# Required task:
Return precisely the span of lines from the top of the material below to the line containing "const yMinor = [6, 10, 14, 18, 22];", both included. Pictures are excluded.
● ● ●
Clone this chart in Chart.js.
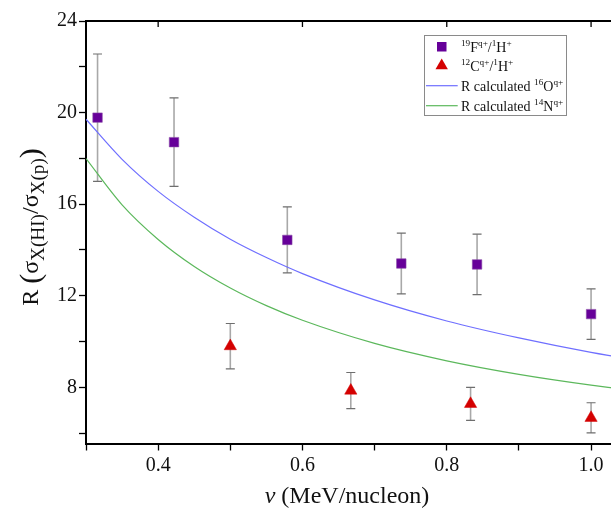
<!DOCTYPE html>
<html lang="en">

<head>
  <meta charset="UTF-8">
  <title>R ratio vs velocity</title>
  <script src="https://cdn.jsdelivr.net/npm/chart.js"></script>
  <style>
    body {
      margin: 0;
      background: #ffffff;
      overflow: hidden;
    }

    canvas {
      display: block;
    }
  </style>
</head>

<body>
  <canvas id="ratioChart" width="660" height="511"></canvas>

  <script>
    // measured points: 19F / 1H
    const fV = [0.316, 0.422, 0.579, 0.737, 0.842, 1.0];
    const fR = [19.78, 18.71, 14.44, 13.41, 13.37, 11.20];
    const fErr = [2.78, 1.93, 1.44, 1.33, 1.32, 1.10];

    // measured points: 12C / 1H
    const cV = [0.5, 0.667, 0.833, 1.0];
    const cR = [9.80, 7.86, 7.28, 6.67];
    const cErr = [0.99, 0.79, 0.72, 0.66];

    // calculated curves
    const curveV = [0.30, 0.35, 0.40, 0.45, 0.50, 0.55, 0.60, 0.70, 0.80, 0.90, 1.00, 1.085];
    const oxygenR = [19.71, 17.96, 16.56, 15.43, 14.47, 13.67, 12.97, 11.82, 10.90, 10.16, 9.53, 9.08];
    const nitrogenR = [17.99, 15.97, 14.46, 13.28, 12.34, 11.57, 10.93, 9.92, 9.16, 8.57, 8.10, 7.77];

    // axis ticks
    const xMajor = [0.4, 0.6, 0.8, 1.0];
    const xMinor = [0.3, 0.5, 0.7, 0.9];
    const yMajor = [8, 12, 16, 20, 24];
    const yMinor = [6, 10, 14, 18, 22];

    const SERIF = '"Liberation Serif", "DejaVu Serif", serif';

    const legendRows = [
      [["19", "sup"], ["F", ""], ["q+", "sup"], ["/", ""], ["1", "sup"], ["H", ""], ["+", "sup"]],
      [["12", "sup"], ["C", ""], ["q+", "sup"], ["/", ""], ["1", "sup"], ["H", ""], ["+", "sup"]],
      [["R calculated ", ""], ["16", "sup"], ["O", ""], ["q+", "sup"]],
      [["R calculated ", ""], ["14", "sup"], ["N", ""], ["q+", "sup"]]
    ];
    const yTitle = [["R ", ""], ["(", "big"], ["σ", ""], ["X(HI)", "sub"], ["/", ""], ["σ", ""], ["X(p)", "sub"], [")", "big"]];

    const toPoints = (xs, ys) => xs.map((v, i) => ({ x: v, y: ys[i] }));
    const near = (v, list) => list.some(t => Math.abs(t - v) < 1e-6);

    function partSize(kind, size) {
      if (kind === 'big') return size * 1.25;
      if (kind === 'sub') return size * 0.8;
      if (kind === 'sup') return size * 0.66;
      return size;
    }

    function richWidth(ctx, parts, size) {
      let w = 0;
      parts.forEach(([t, kind]) => {
        ctx.font = partSize(kind, size) + 'px ' + SERIF;
        w += ctx.measureText(t).width;
      });
      return w;
    }

    function drawRich(ctx, parts, x, y, size) {
      parts.forEach(([t, kind]) => {
        ctx.font = partSize(kind, size) + 'px ' + SERIF;
        const dy = kind === 'sup' ? -size * 0.38 : kind === 'sub' ? size * 0.25 : kind === 'big' ? size * 0.08 : 0;
        ctx.fillText(t, x, y + dy);
        x += ctx.measureText(t).width;
      });
      return x;
    }

    const errorBars = {
      id: 'errorBars',
      beforeDatasetsDraw(chart) {
        const { ctx, scales: { x, y } } = chart;
        ctx.save();
        [[fV, fR, fErr], [cV, cR, cErr]].forEach(([vs, rs, es]) => {
          vs.forEach((v, i) => {
            const px = x.getPixelForValue(v);
            const top = y.getPixelForValue(rs[i] + es[i]);
            const bot = y.getPixelForValue(rs[i] - es[i]);
            ctx.strokeStyle = '#a8a8a8';
            ctx.lineWidth = 1.6;
            ctx.beginPath();
            ctx.moveTo(px, top);
            ctx.lineTo(px, bot);
            ctx.stroke();
            ctx.strokeStyle = '#6e6e6e';
            ctx.lineWidth = 1.2;
            ctx.beginPath();
            ctx.moveTo(px - 4.5, top);
            ctx.lineTo(px + 4.5, top);
            ctx.moveTo(px - 4.5, bot);
            ctx.lineTo(px + 4.5, bot);
            ctx.stroke();
          });
        });
        ctx.restore();
      }
    };

    const decorations = {
      id: 'decorations',
      afterDraw(chart) {
        const { ctx, chartArea, scales: { x } } = chart;
        ctx.save();

        // top frame line with inward major ticks
        ctx.strokeStyle = '#000';
        ctx.lineWidth = 2;
        ctx.beginPath();
        ctx.moveTo(chartArea.left - 1, chartArea.top);
        ctx.lineTo(chartArea.right, chartArea.top);
        ctx.stroke();
        ctx.lineWidth = 1.3;
        ctx.beginPath();
        xMajor.forEach(v => {
          const px = x.getPixelForValue(v);
          ctx.moveTo(px, chartArea.top);
          ctx.lineTo(px, chartArea.top + 6);
        });
        ctx.stroke();

        // axis titles
        ctx.fillStyle = '#111';
        ctx.textBaseline = 'alphabetic';
        ctx.textAlign = 'left';
        ctx.font = 'italic 24px ' + SERIF;
        const vw = ctx.measureText('v').width;
        ctx.font = '24px ' + SERIF;
        const restW = ctx.measureText(' (MeV/nucleon)').width;
        const tx = 347 - (vw + restW) / 2;
        ctx.font = 'italic 24px ' + SERIF;
        ctx.fillText('v', tx, 503);
        ctx.font = '24px ' + SERIF;
        ctx.fillText(' (MeV/nucleon)', tx + vw, 503);

        ctx.save();
        ctx.translate(38, 227);
        ctx.rotate(-Math.PI / 2);
        const tw = richWidth(ctx, yTitle, 24);
        drawRich(ctx, yTitle, -tw / 2, 0, 24);
        ctx.restore();

        // legend box
        ctx.strokeStyle = '#8a8a8a';
        ctx.lineWidth = 1;
        ctx.strokeRect(424.5, 35.5, 142, 80);
        const rowY = [46.7, 65.7, 85.7, 105.7];
        // square marker
        ctx.fillStyle = '#660099';
        ctx.fillRect(437, 42, 9.5, 9.5);
        // triangle marker
        ctx.fillStyle = '#d40000';
        ctx.beginPath();
        ctx.moveTo(441.7, 58.6);
        ctx.lineTo(447.9, 69.2);
        ctx.lineTo(435.5, 69.2);
        ctx.closePath();
        ctx.fill();
        // line samples
        ctx.lineWidth = 1.2;
        ctx.strokeStyle = '#6f6fff';
        ctx.beginPath();
        ctx.moveTo(426, rowY[2]);
        ctx.lineTo(457.7, rowY[2]);
        ctx.stroke();
        ctx.strokeStyle = '#5cb85c';
        ctx.beginPath();
        ctx.moveTo(426, rowY[3]);
        ctx.lineTo(457.7, rowY[3]);
        ctx.stroke();
        ctx.fillStyle = '#111';
        legendRows.forEach((row, i) => drawRich(ctx, row, 461, rowY[i] + 5, 14));

        ctx.restore();
      }
    };

    const ctx = document.getElementById('ratioChart').getContext('2d');
    new Chart(ctx, {
      type: 'scatter',
      data: {
        datasets: [
          {
            label: '19F/1H',
            data: toPoints(fV, fR),
            pointStyle: 'rect',
            pointRadius: 6.7,
            backgroundColor: '#660099',
            borderColor: '#8a4aa8',
            borderWidth: 0.6
          },
          {
            label: '12C/1H',
            data: toPoints(cV, cR),
            pointStyle: 'triangle',
            pointRadius: 7.1,
            backgroundColor: '#d40000',
            borderColor: '#d40000',
            borderWidth: 0.5
          },
          {
            type: 'line',
            label: 'R calculated 16O',
            data: toPoints(curveV, oxygenR),
            borderColor: '#6f6fff',
            borderWidth: 1.2,
            pointRadius: 0,
            cubicInterpolationMode: 'monotone',
            fill: false
          },
          {
            type: 'line',
            label: 'R calculated 14N',
            data: toPoints(curveV, nitrogenR),
            borderColor: '#5cb85c',
            borderWidth: 1.2,
            pointRadius: 0,
            cubicInterpolationMode: 'monotone',
            fill: false
          }
        ]
      },
      options: {
        responsive: false,
        animation: false,
        layout: { padding: { top: 21, left: 0, right: 0, bottom: 0 } },
        plugins: {
          legend: { display: false },
          tooltip: { enabled: false }
        },
        scales: {
          x: {
            type: 'linear',
            min: 0.3,
            max: 1.085,
            afterFit: s => { s.height = 67.5; },
            afterBuildTicks: s => {
              s.ticks = xMinor.concat(xMajor).sort((a, b) => a - b).map(v => ({ value: v }));
            },
            ticks: {
              autoSkip: false,
              maxRotation: 0,
              padding: 3,
              color: '#111',
              font: { family: SERIF, size: 20 },
              callback: v => near(v, xMajor) ? v.toFixed(1) : ''
            },
            grid: { drawOnChartArea: false, tickLength: 7, color: '#000', tickWidth: 1.3 },
            border: { color: '#000', width: 2 }
          },
          y: {
            min: 5.55,
            max: 24,
            afterFit: s => { s.width = 86; },
            afterBuildTicks: s => {
              s.ticks = yMinor.concat(yMajor).sort((a, b) => a - b).map(v => ({ value: v }));
            },
            ticks: {
              autoSkip: false,
              padding: 2,
              color: '#111',
              font: { family: SERIF, size: 20 },
              callback: v => near(v, yMajor) ? String(v) : ''
            },
            grid: { drawOnChartArea: false, tickLength: 7, color: '#000', tickWidth: 1.3 },
            border: { color: '#000', width: 2 }
          }
        }
      },
      plugins: [errorBars, decorations]
    });
  </script>
</body>

</html>
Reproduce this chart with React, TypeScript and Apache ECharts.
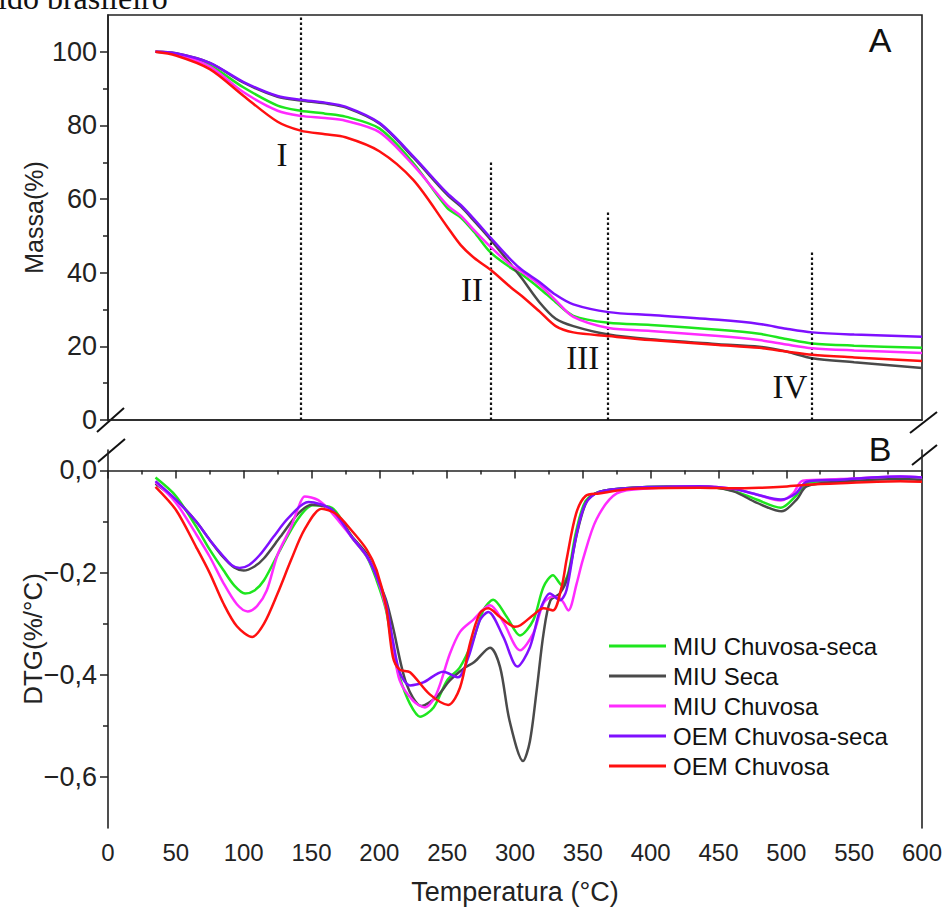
import React, { useEffect, useRef } from 'react';
import * as echarts from 'echarts';

const seriesNames = ['MIU Chuvosa-seca', 'MIU Seca', 'MIU Chuvosa', 'OEM Chuvosa-seca', 'OEM Chuvosa'];
const seriesColors = ['#1ee61e', '#4a4a4a', '#ff2bff', '#7f10ff', '#ff1010'];

// TG (mass %) curves
const tgTemps = [35, 50, 75, 100, 125, 142, 160, 175, 200, 225, 250, 260, 270, 282, 297, 305, 318, 330, 343, 369, 400, 450, 480, 500, 519, 550, 600];
const tgMiuChuvosaSeca = [100, 99.5, 96.3, 90.3, 85.4, 84, 83.2, 82.4, 79.2, 69.8, 57.6, 55, 51, 45.5, 41.3, 39.5, 35.8, 32, 28.3, 26.4, 25.8, 24.5, 23.4, 22, 20.8, 20.2, 19.6];
const tgMiuSeca = [100, 99.6, 97, 91.6, 87.8, 86.8, 86, 84.9, 80.5, 71.3, 61.2, 58, 54, 49, 42.2, 38.5, 32, 27.5, 25.5, 23.2, 21.9, 20.6, 19.9, 18.6, 16.8, 15.7, 14.1];
const tgMiuChuvosa = [100, 99.4, 96, 89, 84, 82.6, 82, 81.3, 78.2, 69.2, 58.4, 55.5, 51.5, 47, 42, 40.3, 36.8, 32.5, 28, 25, 24.2, 22.8, 21.7, 20.5, 19.5, 18.9, 18.2];
const tgOemChuvosaSeca = [100, 99.6, 97, 91.8, 88, 87, 86.2, 85.1, 80.7, 71.6, 61.6, 58.4, 54.5, 49.5, 43.5, 40.8, 37.5, 34, 31.4, 29.3, 28.5, 27.2, 26.1, 24.8, 23.8, 23.2, 22.6];
const tgOemChuvosa = [100, 99, 95.3, 88, 81, 78.6, 77.6, 76.8, 73, 65.2, 52.5, 47.5, 44, 40.8, 36, 33.7, 29.5, 25.5, 23.8, 22.8, 21.7, 20.4, 19.6, 18.6, 17.7, 17, 16];

// DTG curves [temperature, value]
const dtgMiuChuvosaSeca = [[35,-0.014],[50,-0.05],[65,-0.11],[75,-0.155],[85,-0.195],[93,-0.225],[101,-0.241],[108,-0.235],[115,-0.215],[127,-0.155],[140,-0.095],[151,-0.068],[165,-0.073],[180,-0.132],[191,-0.17],[198,-0.215],[205,-0.274],[210,-0.352],[215,-0.405],[222.6,-0.457],[230,-0.482],[240,-0.464],[250,-0.411],[259.5,-0.385],[269,-0.333],[276.6,-0.274],[284,-0.253],[294,-0.287],[303.7,-0.323],[313.5,-0.293],[321,-0.228],[328,-0.205],[334.4,-0.224],[339.3,-0.201],[345,-0.12],[352,-0.06],[362,-0.042],[387,-0.034],[436,-0.031],[461,-0.04],[478,-0.057],[496,-0.073],[507,-0.05],[515,-0.025],[540,-0.019],[584,-0.014],[600,-0.018]];
const dtgMiuSeca = [[35,-0.026],[50,-0.057],[65,-0.1],[75,-0.136],[85,-0.17],[93,-0.19],[100,-0.196],[108,-0.188],[115,-0.172],[127,-0.13],[140,-0.085],[150,-0.067],[165,-0.077],[180,-0.13],[191,-0.165],[200,-0.22],[205,-0.254],[210,-0.306],[220,-0.418],[231,-0.461],[242,-0.444],[252,-0.411],[262,-0.388],[270,-0.375],[281.6,-0.347],[289,-0.385],[296,-0.49],[306,-0.569],[311,-0.53],[316,-0.43],[321,-0.32],[326,-0.255],[333,-0.241],[339,-0.208],[346,-0.12],[353,-0.06],[362,-0.042],[387,-0.034],[436,-0.031],[461,-0.041],[478,-0.063],[496.6,-0.08],[507.6,-0.057],[515,-0.031],[540,-0.022],[584,-0.017],[600,-0.019]];
const dtgMiuChuvosa = [[35,-0.023],[50,-0.063],[65,-0.125],[75,-0.169],[85,-0.22],[95,-0.262],[103,-0.276],[110,-0.265],[117,-0.235],[125,-0.165],[135,-0.11],[140,-0.075],[145,-0.051],[155,-0.058],[165,-0.083],[180,-0.132],[191,-0.169],[198,-0.208],[205,-0.27],[210,-0.34],[215,-0.411],[225,-0.451],[233.6,-0.464],[242,-0.438],[252,-0.359],[259.5,-0.316],[269,-0.293],[281.6,-0.264],[291.4,-0.297],[303.7,-0.352],[313.5,-0.319],[321,-0.26],[328,-0.247],[334.4,-0.254],[339.3,-0.274],[345.5,-0.221],[350,-0.175],[360,-0.096],[375,-0.045],[400,-0.035],[436,-0.031],[461,-0.036],[478,-0.047],[496,-0.059],[505,-0.045],[512,-0.02],[540,-0.017],[584,-0.012],[600,-0.014]];
const dtgOemChuvosaSeca = [[35,-0.021],[50,-0.057],[65,-0.1],[75,-0.136],[85,-0.168],[91,-0.185],[97,-0.191],[104,-0.185],[112,-0.165],[122,-0.13],[133,-0.093],[147.7,-0.062],[165,-0.077],[180,-0.132],[191,-0.169],[198,-0.208],[205,-0.26],[210,-0.333],[215,-0.395],[222.6,-0.421],[232.4,-0.415],[247,-0.394],[258,-0.405],[265.6,-0.366],[274.2,-0.293],[280.3,-0.277],[291.4,-0.326],[301.7,-0.384],[311,-0.346],[318.4,-0.274],[325.8,-0.241],[333.2,-0.254],[338,-0.234],[345,-0.13],[352,-0.065],[362,-0.042],[387,-0.034],[436,-0.031],[461,-0.036],[478,-0.047],[496,-0.057],[507,-0.045],[515,-0.022],[540,-0.018],[584,-0.012],[600,-0.014]];
const dtgOemChuvosa = [[35,-0.032],[50,-0.077],[65,-0.15],[75,-0.201],[85,-0.26],[95,-0.305],[106.4,-0.326],[115,-0.3],[125,-0.241],[135,-0.175],[145,-0.115],[157.5,-0.075],[168,-0.085],[180,-0.119],[190.7,-0.155],[198,-0.195],[205,-0.267],[210,-0.365],[215,-0.39],[222.6,-0.395],[237,-0.438],[250.8,-0.459],[259.5,-0.425],[266.8,-0.339],[274,-0.28],[280.3,-0.27],[289,-0.287],[300,-0.306],[304,-0.303],[313.5,-0.283],[321,-0.27],[328,-0.274],[334.4,-0.228],[338,-0.175],[345,-0.085],[352,-0.05],[362,-0.045],[387,-0.036],[436,-0.034],[461,-0.035],[480,-0.034],[497,-0.032],[515,-0.028],[540,-0.025],[584,-0.021],[600,-0.022]];

// Ticks
const massTicks = [0, 20, 40, 60, 80, 100];
const massMinorTicks = [10, 30, 50, 70, 90];
const dtgTicks = [-0.6, -0.4, -0.2, 0];
const dtgMinorTicks = [-0.5, -0.3, -0.1];

// Stage markers (temperature, top of dotted line) and label anchors
const stageTemps = [142, 282, 368.5, 519];
const stageTops = [110, 70, 57, 46];
const stageLabels = ['I', 'II', 'III', 'IV'];
const stageLabelTemps = [128.3, 268.3, 350, 502.7];
const stageLabelMass = [72, 35.3, 16.8, 9];

const tgSets = [tgMiuChuvosaSeca, tgMiuSeca, tgMiuChuvosa, tgOemChuvosaSeca, tgOemChuvosa];
const dtgSets = [dtgMiuChuvosaSeca, dtgMiuSeca, dtgMiuChuvosa, dtgOemChuvosaSeca, dtgOemChuvosa];

const SANS = 'Liberation Sans, Arial, sans-serif';
const SERIF = 'Liberation Serif, Times New Roman, serif';
const AX = '#222';

const fmtDtg = (v: number) => {
  const s = Math.abs(v).toFixed(1).replace('.', ',');
  return v < -1e-9 ? '\u2212' + s : s;
};

export default function App() {
  const ref = useRef<HTMLDivElement>(null);
  useEffect(() => {
    if (!ref.current) return;
    const chart = echarts.init(ref.current, null, { renderer: 'svg' });
    const axisLine = { show: true, lineStyle: { color: AX, width: 1.6 } };

    const series: any[] = [];
    tgSets.forEach((arr, i) => {
      const s: any = {
        name: seriesNames[i],
        type: 'line',
        xAxisIndex: 0,
        yAxisIndex: 0,
        data: tgTemps.map((t, j) => [t, arr[j]]),
        smooth: 0.3,
        symbol: 'none',
        lineStyle: { color: seriesColors[i], width: 2.5 },
        itemStyle: { color: seriesColors[i] },
        z: 3 + i,
      };
      if (i === 0) {
        s.markLine = {
          silent: true,
          symbol: ['none', 'none'],
          label: { show: false },
          lineStyle: { type: [2.5, 2.5], color: '#111', width: 2.2 },
          data: stageTemps.map((t, k) => [{ coord: [t, 0] }, { coord: [t, stageTops[k]] }]),
        };
        s.markPoint = {
          silent: true,
          data: stageLabels.map((lab, k) => ({
            coord: [stageLabelTemps[k], stageLabelMass[k]],
            symbol: 'rect',
            symbolSize: 1,
            itemStyle: { color: 'rgba(0,0,0,0)' },
            label: {
              show: true,
              position: 'inside',
              formatter: lab,
              fontFamily: SERIF,
              fontSize: 33,
              color: '#111',
            },
          })),
        };
      }
      series.push(s);
    });
    dtgSets.forEach((arr, i) => {
      series.push({
        name: seriesNames[i],
        type: 'line',
        xAxisIndex: 1,
        yAxisIndex: 2,
        data: arr,
        smooth: 0.3,
        symbol: 'none',
        lineStyle: { color: seriesColors[i], width: 2.5 },
        itemStyle: { color: seriesColors[i] },
        z: 3 + i,
      });
    });

    const option: any = {
      animation: false,
      backgroundColor: '#ffffff',
      textStyle: { fontFamily: SANS },
      grid: [
        { left: 108, top: 15, width: 814, height: 405, show: true, borderColor: AX, borderWidth: 1.6, backgroundColor: 'transparent' },
        { left: 108, top: 450, width: 814, height: 378, show: false },
      ],
      xAxis: [
        {
          gridIndex: 0, type: 'value', min: 0, max: 600, interval: 50,
          axisLine, axisTick: { show: false }, axisLabel: { show: false }, splitLine: { show: false },
        },
        {
          gridIndex: 1, type: 'value', min: 0, max: 600, interval: 50,
          axisLine,
          axisTick: { show: true, length: 8, lineStyle: { color: AX, width: 1.5 } },
          minorTick: { show: true, splitNumber: 2, length: 4, lineStyle: { color: AX, width: 1.5 } },
          axisLabel: { fontSize: 24, color: '#222', margin: 12, fontFamily: SANS },
          splitLine: { show: false },
          name: 'Temperatura (°C)', nameLocation: 'middle', nameGap: 50, nameMoveOverlap: false,
          nameTextStyle: { fontSize: 27, color: '#222', fontFamily: SANS },
        },
      ],
      yAxis: [
        {
          gridIndex: 0, type: 'value', min: 0, max: 110, interval: 10,
          axisLine,
          axisTick: { show: true, length: 8, customValues: massTicks, lineStyle: { color: AX, width: 1.5 } },
          axisLabel: { customValues: massTicks, fontSize: 27, color: '#222', margin: 11, fontFamily: SANS },
          splitLine: { show: false },
          name: 'Massa(%)', nameLocation: 'middle', nameGap: 62, nameMoveOverlap: false,
          nameTextStyle: { fontSize: 25, color: '#222', fontFamily: SANS },
        },
        {
          gridIndex: 0, type: 'value', min: 0, max: 110, interval: 10, position: 'left',
          axisLine: { show: false },
          axisTick: { show: true, length: 5, customValues: massMinorTicks, lineStyle: { color: AX, width: 1.5 } },
          axisLabel: { show: false }, splitLine: { show: false },
        },
        {
          gridIndex: 1, type: 'value', min: -0.7, max: 0.04, interval: 0.1,
          axisLine,
          axisTick: { show: true, length: 8, customValues: dtgTicks, lineStyle: { color: AX, width: 1.5 } },
          axisLabel: { customValues: dtgTicks, formatter: fmtDtg, fontSize: 27, color: '#222', margin: 11, fontFamily: SANS },
          splitLine: { show: false },
          name: 'DTG(%/°C)', nameLocation: 'middle', nameGap: 62, nameMoveOverlap: false,
          nameTextStyle: { fontSize: 26, color: '#222', fontFamily: SANS },
        },
        {
          gridIndex: 1, type: 'value', min: -0.7, max: 0.04, interval: 0.1, position: 'left',
          axisLine: { show: false },
          axisTick: { show: true, length: 5, customValues: dtgMinorTicks, lineStyle: { color: AX, width: 1.5 } },
          axisLabel: { show: false }, splitLine: { show: false },
        },
        {
          gridIndex: 1, type: 'value', min: -0.7, max: 0.04, position: 'right',
          axisLine, axisTick: { show: false }, axisLabel: { show: false }, splitLine: { show: false },
        },
      ],
      legend: {
        orient: 'vertical',
        left: 604,
        top: 629,
        icon: 'rect',
        itemWidth: 57,
        itemHeight: 3,
        itemGap: 6,
        data: seriesNames,
        textStyle: { fontSize: 24, color: '#111', fontFamily: SANS, padding: [0, 0, 0, 2] },
      },
      graphic: [
        { type: 'text', x: -2, y: 14, style: { text: 'ido brasileiro', fontSize: 32, fontFamily: SERIF, fill: '#111', verticalAlign: 'bottom', align: 'left' } },
        { type: 'text', x: 880, y: 40, style: { text: 'A', fontSize: 34, fontFamily: SANS, fill: '#111', align: 'center', verticalAlign: 'middle' } },
        { type: 'text', x: 880, y: 449, style: { text: 'B', fontSize: 34, fontFamily: SANS, fill: '#111', align: 'center', verticalAlign: 'middle' } },
        { type: 'line', shape: { x1: 97, y1: 432, x2: 124, y2: 408 }, style: { stroke: '#111', lineWidth: 2 } },
        { type: 'line', shape: { x1: 98, y1: 462, x2: 125, y2: 439 }, style: { stroke: '#111', lineWidth: 2 } },
        { type: 'line', shape: { x1: 910, y1: 433, x2: 937, y2: 412 }, style: { stroke: '#111', lineWidth: 2 } },
        { type: 'line', shape: { x1: 912, y1: 465, x2: 937, y2: 445 }, style: { stroke: '#111', lineWidth: 2 } },
      ],
      series,
    };
    chart.setOption(option);
    return () => chart.dispose();
  }, []);
  return <div ref={ref} style={{ position: 'fixed', left: 0, top: 0, width: 945, height: 908 }} />;
}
● ● ●
# Problem solution:
Clone this chart in Chart.js.
<!DOCTYPE html>
<html lang="en">

<head>
  <meta charset="UTF-8">
  <title>R ratio vs velocity</title>
  <script src="https://cdn.jsdelivr.net/npm/chart.js"></script>
  <style>
    body {
      margin: 0;
      background: #ffffff;
      overflow: hidden;
    }

    canvas {
      display: block;
    }
  </style>
</head>

<body>
  <canvas id="ratioChart" width="660" height="511"></canvas>

  <script>
    // measured points: 19F / 1H
    const fV = [0.316, 0.422, 0.579, 0.737, 0.842, 1.0];
    const fR = [19.78, 18.71, 14.44, 13.41, 13.37, 11.20];
    const fErr = [2.78, 1.93, 1.44, 1.33, 1.32, 1.10];

    // measured points: 12C / 1H
    const cV = [0.5, 0.667, 0.833, 1.0];
    const cR = [9.80, 7.86, 7.28, 6.67];
    const cErr = [0.99, 0.79, 0.72, 0.66];

    // calculated curves
    const curveV = [0.30, 0.35, 0.40, 0.45, 0.50, 0.55, 0.60, 0.70, 0.80, 0.90, 1.00, 1.085];
    const oxygenR = [19.71, 17.96, 16.56, 15.43, 14.47, 13.67, 12.97, 11.82, 10.90, 10.16, 9.53, 9.08];
    const nitrogenR = [17.99, 15.97, 14.46, 13.28, 12.34, 11.57, 10.93, 9.92, 9.16, 8.57, 8.10, 7.77];

    // axis ticks
    const xMajor = [0.4, 0.6, 0.8, 1.0];
    const xMinor = [0.3, 0.5, 0.7, 0.9];
    const yMajor = [8, 12, 16, 20, 24];
    const yMinor = [6, 10, 14, 18, 22];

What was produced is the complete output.